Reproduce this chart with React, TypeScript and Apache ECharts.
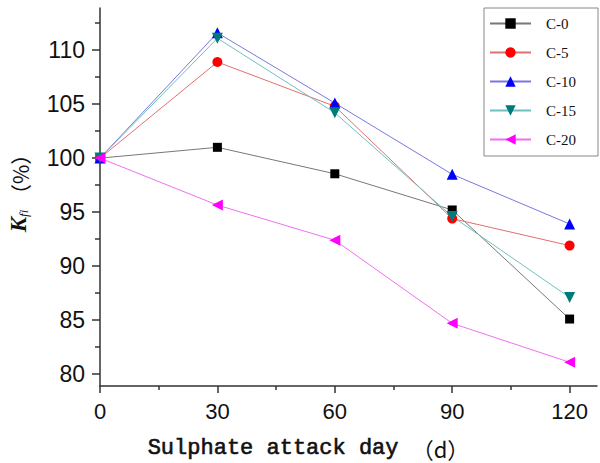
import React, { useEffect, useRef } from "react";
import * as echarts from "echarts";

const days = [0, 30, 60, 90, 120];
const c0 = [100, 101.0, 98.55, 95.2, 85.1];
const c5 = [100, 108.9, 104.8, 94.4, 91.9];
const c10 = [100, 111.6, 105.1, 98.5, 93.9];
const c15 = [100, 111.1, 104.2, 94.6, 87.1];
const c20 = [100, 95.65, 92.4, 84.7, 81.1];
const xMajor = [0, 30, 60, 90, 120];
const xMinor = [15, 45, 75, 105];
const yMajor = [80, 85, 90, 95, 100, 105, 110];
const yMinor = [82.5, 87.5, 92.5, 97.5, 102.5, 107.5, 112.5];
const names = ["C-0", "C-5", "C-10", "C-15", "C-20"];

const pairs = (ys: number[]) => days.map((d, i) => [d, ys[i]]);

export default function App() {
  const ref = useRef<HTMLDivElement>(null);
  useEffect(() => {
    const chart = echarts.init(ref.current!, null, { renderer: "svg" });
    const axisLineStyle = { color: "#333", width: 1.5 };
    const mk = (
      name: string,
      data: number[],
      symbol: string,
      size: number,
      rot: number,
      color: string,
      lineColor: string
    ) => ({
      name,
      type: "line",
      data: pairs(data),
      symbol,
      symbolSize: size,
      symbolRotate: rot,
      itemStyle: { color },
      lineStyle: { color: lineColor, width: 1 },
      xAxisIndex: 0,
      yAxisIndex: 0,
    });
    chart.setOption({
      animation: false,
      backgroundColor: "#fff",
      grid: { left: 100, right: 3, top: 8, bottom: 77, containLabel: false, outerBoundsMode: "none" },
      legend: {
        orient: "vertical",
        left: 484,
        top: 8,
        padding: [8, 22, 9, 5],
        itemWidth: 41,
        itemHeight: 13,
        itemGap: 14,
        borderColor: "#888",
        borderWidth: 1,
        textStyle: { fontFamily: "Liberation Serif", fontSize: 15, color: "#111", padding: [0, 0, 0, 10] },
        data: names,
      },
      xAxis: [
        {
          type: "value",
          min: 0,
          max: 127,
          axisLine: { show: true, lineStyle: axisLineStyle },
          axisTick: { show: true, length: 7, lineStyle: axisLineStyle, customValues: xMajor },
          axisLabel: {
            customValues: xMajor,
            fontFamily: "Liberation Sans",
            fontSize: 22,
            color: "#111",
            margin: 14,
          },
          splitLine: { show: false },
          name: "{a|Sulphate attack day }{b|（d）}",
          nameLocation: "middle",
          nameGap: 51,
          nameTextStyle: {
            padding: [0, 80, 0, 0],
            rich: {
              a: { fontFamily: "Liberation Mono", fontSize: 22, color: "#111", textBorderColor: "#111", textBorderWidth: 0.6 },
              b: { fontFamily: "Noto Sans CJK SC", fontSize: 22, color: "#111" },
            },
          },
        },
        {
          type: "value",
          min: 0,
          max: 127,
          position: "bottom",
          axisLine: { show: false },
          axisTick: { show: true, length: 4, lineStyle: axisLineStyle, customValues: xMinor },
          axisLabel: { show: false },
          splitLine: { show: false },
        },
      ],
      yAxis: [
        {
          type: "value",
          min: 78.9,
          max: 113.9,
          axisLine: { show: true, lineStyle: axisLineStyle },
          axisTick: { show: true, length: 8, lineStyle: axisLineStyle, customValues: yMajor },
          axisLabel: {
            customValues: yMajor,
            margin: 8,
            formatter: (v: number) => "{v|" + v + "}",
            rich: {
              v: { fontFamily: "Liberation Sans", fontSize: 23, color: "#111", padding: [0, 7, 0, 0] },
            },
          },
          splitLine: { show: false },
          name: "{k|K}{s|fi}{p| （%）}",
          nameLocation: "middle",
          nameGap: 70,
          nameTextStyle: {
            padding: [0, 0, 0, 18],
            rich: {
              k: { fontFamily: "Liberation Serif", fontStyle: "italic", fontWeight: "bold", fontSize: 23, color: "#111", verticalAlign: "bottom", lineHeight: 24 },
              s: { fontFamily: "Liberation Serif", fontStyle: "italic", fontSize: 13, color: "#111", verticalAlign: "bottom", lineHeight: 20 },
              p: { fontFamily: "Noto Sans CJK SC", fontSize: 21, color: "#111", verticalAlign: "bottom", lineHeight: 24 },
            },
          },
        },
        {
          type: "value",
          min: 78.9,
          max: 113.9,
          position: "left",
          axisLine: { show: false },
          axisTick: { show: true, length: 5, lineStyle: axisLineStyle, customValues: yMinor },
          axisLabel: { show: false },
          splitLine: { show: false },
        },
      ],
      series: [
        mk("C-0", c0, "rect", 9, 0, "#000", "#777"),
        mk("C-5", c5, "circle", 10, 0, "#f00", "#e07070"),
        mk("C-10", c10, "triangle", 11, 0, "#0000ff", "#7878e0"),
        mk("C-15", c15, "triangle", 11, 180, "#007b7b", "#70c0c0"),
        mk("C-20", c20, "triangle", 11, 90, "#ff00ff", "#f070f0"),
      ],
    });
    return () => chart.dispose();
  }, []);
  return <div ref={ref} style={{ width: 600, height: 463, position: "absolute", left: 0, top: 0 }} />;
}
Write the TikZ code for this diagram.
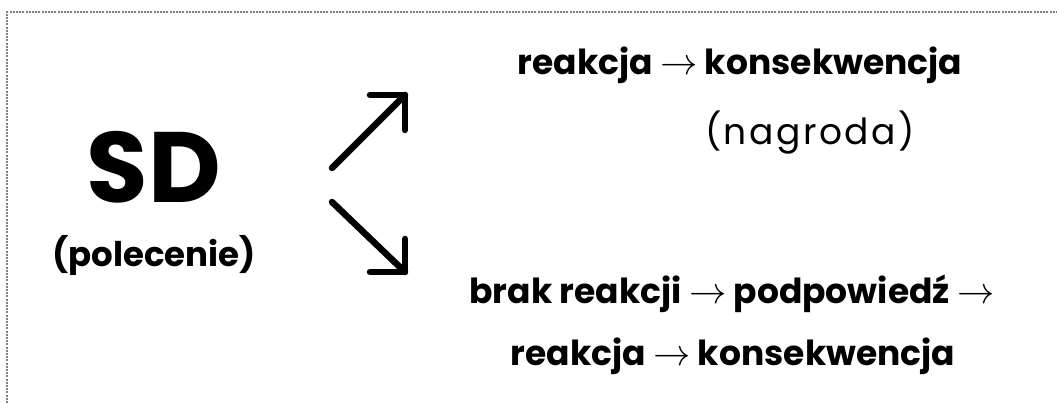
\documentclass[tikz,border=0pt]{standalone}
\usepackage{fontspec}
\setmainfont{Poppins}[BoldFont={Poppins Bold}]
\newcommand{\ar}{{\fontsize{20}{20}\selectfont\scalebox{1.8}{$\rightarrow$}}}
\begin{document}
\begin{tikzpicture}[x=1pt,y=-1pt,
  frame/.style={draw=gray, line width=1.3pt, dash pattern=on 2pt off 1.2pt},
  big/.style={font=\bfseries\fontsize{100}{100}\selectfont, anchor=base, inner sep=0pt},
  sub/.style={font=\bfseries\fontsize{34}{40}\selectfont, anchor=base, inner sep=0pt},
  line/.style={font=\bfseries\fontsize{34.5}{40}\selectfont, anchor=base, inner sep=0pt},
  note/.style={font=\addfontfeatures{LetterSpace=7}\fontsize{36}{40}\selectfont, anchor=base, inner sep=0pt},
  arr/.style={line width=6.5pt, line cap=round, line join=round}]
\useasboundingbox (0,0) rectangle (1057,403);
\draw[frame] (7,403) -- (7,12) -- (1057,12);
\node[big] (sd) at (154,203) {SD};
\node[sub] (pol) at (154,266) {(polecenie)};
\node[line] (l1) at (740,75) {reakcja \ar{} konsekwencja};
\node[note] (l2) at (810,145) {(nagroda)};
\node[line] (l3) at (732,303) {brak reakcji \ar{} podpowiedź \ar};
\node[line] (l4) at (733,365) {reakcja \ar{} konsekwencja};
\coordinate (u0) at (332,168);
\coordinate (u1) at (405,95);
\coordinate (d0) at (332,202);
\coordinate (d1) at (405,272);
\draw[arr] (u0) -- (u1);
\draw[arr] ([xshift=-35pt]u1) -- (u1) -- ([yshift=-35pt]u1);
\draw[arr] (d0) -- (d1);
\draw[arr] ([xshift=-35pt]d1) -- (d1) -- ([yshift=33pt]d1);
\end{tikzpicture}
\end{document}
++++
Each record above should be copied character for character, with pictures dropped.

Reproduce this chart with React, TypeScript and Apache ECharts.
import React, { useEffect, useRef } from "react";
import * as echarts from "echarts";

const days = [0, 30, 60, 90, 120];
const c0 = [100, 101.0, 98.55, 95.2, 85.1];
const c5 = [100, 108.9, 104.8, 94.4, 91.9];
const c10 = [100, 111.6, 105.1, 98.5, 93.9];
const c15 = [100, 111.1, 104.2, 94.6, 87.1];
const c20 = [100, 95.65, 92.4, 84.7, 81.1];
const xMajor = [0, 30, 60, 90, 120];
const xMinor = [15, 45, 75, 105];
const yMajor = [80, 85, 90, 95, 100, 105, 110];
const yMinor = [82.5, 87.5, 92.5, 97.5, 102.5, 107.5, 112.5];
const names = ["C-0", "C-5", "C-10", "C-15", "C-20"];

const pairs = (ys: number[]) => days.map((d, i) => [d, ys[i]]);

export default function App() {
  const ref = useRef<HTMLDivElement>(null);
  useEffect(() => {
    const chart = echarts.init(ref.current!, null, { renderer: "svg" });
    const axisLineStyle = { color: "#333", width: 1.5 };
    const mk = (
      name: string,
      data: number[],
      symbol: string,
      size: number,
      rot: number,
      color: string,
      lineColor: string
    ) => ({
      name,
      type: "line",
      data: pairs(data),
      symbol,
      symbolSize: size,
      symbolRotate: rot,
      itemStyle: { color },
      lineStyle: { color: lineColor, width: 1 },
      xAxisIndex: 0,
      yAxisIndex: 0,
    });
    chart.setOption({
      animation: false,
      backgroundColor: "#fff",
      grid: { left: 100, right: 3, top: 8, bottom: 77, containLabel: false, outerBoundsMode: "none" },
      legend: {
        orient: "vertical",
        left: 484,
        top: 8,
        padding: [8, 22, 9, 5],
        itemWidth: 41,
        itemHeight: 13,
        itemGap: 14,
        borderColor: "#888",
        borderWidth: 1,
        textStyle: { fontFamily: "Liberation Serif", fontSize: 15, color: "#111", padding: [0, 0, 0, 10] },
        data: names,
      },
      xAxis: [
        {
          type: "value",
          min: 0,
          max: 127,
          axisLine: { show: true, lineStyle: axisLineStyle },
          axisTick: { show: true, length: 7, lineStyle: axisLineStyle, customValues: xMajor },
          axisLabel: {
            customValues: xMajor,
            fontFamily: "Liberation Sans",
            fontSize: 22,
            color: "#111",
            margin: 14,
          },
          splitLine: { show: false },
          name: "{a|Sulphate attack day }{b|（d）}",
          nameLocation: "middle",
          nameGap: 51,
          nameTextStyle: {
            padding: [0, 80, 0, 0],
            rich: {
              a: { fontFamily: "Liberation Mono", fontSize: 22, color: "#111", textBorderColor: "#111", textBorderWidth: 0.6 },
              b: { fontFamily: "Noto Sans CJK SC", fontSize: 22, color: "#111" },
            },
          },
        },
        {
          type: "value",
          min: 0,
          max: 127,
          position: "bottom",
          axisLine: { show: false },
          axisTick: { show: true, length: 4, lineStyle: axisLineStyle, customValues: xMinor },
          axisLabel: { show: false },
          splitLine: { show: false },
        },
      ],
      yAxis: [
        {
          type: "value",
          min: 78.9,
          max: 113.9,
          axisLine: { show: true, lineStyle: axisLineStyle },
          axisTick: { show: true, length: 8, lineStyle: axisLineStyle, customValues: yMajor },
          axisLabel: {
            customValues: yMajor,
            margin: 8,
            formatter: (v: number) => "{v|" + v + "}",
            rich: {
              v: { fontFamily: "Liberation Sans", fontSize: 23, color: "#111", padding: [0, 7, 0, 0] },
            },
          },
          splitLine: { show: false },
          name: "{k|K}{s|fi}{p| （%）}",
          nameLocation: "middle",
          nameGap: 70,
          nameTextStyle: {
            padding: [0, 0, 0, 18],
            rich: {
              k: { fontFamily: "Liberation Serif", fontStyle: "italic", fontWeight: "bold", fontSize: 23, color: "#111", verticalAlign: "bottom", lineHeight: 24 },
              s: { fontFamily: "Liberation Serif", fontStyle: "italic", fontSize: 13, color: "#111", verticalAlign: "bottom", lineHeight: 20 },
              p: { fontFamily: "Noto Sans CJK SC", fontSize: 21, color: "#111", verticalAlign: "bottom", lineHeight: 24 },
            },
          },
        },
        {
          type: "value",
          min: 78.9,
          max: 113.9,
          position: "left",
          axisLine: { show: false },
          axisTick: { show: true, length: 5, lineStyle: axisLineStyle, customValues: yMinor },
          axisLabel: { show: false },
          splitLine: { show: false },
        },
      ],
      series: [
        mk("C-0", c0, "rect", 9, 0, "#000", "#777"),
        mk("C-5", c5, "circle", 10, 0, "#f00", "#e07070"),
        mk("C-10", c10, "triangle", 11, 0, "#0000ff", "#7878e0"),
        mk("C-15", c15, "triangle", 11, 180, "#007b7b", "#70c0c0"),
        mk("C-20", c20, "triangle", 11, 90, "#ff00ff", "#f070f0"),
      ],
    });
    return () => chart.dispose();
  }, []);
  return <div ref={ref} style={{ width: 600, height: 463, position: "absolute", left: 0, top: 0 }} />;
}
Write the TikZ code for this diagram.
\documentclass[tikz,border=0pt]{standalone}
\usepackage{fontspec}
\setmainfont{Poppins}[BoldFont={Poppins Bold}]
\newcommand{\ar}{{\fontsize{20}{20}\selectfont\scalebox{1.8}{$\rightarrow$}}}
\begin{document}
\begin{tikzpicture}[x=1pt,y=-1pt,
  frame/.style={draw=gray, line width=1.3pt, dash pattern=on 2pt off 1.2pt},
  big/.style={font=\bfseries\fontsize{100}{100}\selectfont, anchor=base, inner sep=0pt},
  sub/.style={font=\bfseries\fontsize{34}{40}\selectfont, anchor=base, inner sep=0pt},
  line/.style={font=\bfseries\fontsize{34.5}{40}\selectfont, anchor=base, inner sep=0pt},
  note/.style={font=\addfontfeatures{LetterSpace=7}\fontsize{36}{40}\selectfont, anchor=base, inner sep=0pt},
  arr/.style={line width=6.5pt, line cap=round, line join=round}]
\useasboundingbox (0,0) rectangle (1057,403);
\draw[frame] (7,403) -- (7,12) -- (1057,12);
\node[big] (sd) at (154,203) {SD};
\node[sub] (pol) at (154,266) {(polecenie)};
\node[line] (l1) at (740,75) {reakcja \ar{} konsekwencja};
\node[note] (l2) at (810,145) {(nagroda)};
\node[line] (l3) at (732,303) {brak reakcji \ar{} podpowiedź \ar};
\node[line] (l4) at (733,365) {reakcja \ar{} konsekwencja};
\coordinate (u0) at (332,168);
\coordinate (u1) at (405,95);
\coordinate (d0) at (332,202);
\coordinate (d1) at (405,272);
\draw[arr] (u0) -- (u1);
\draw[arr] ([xshift=-35pt]u1) -- (u1) -- ([yshift=-35pt]u1);
\draw[arr] (d0) -- (d1);
\draw[arr] ([xshift=-35pt]d1) -- (d1) -- ([yshift=33pt]d1);
\end{tikzpicture}
\end{document}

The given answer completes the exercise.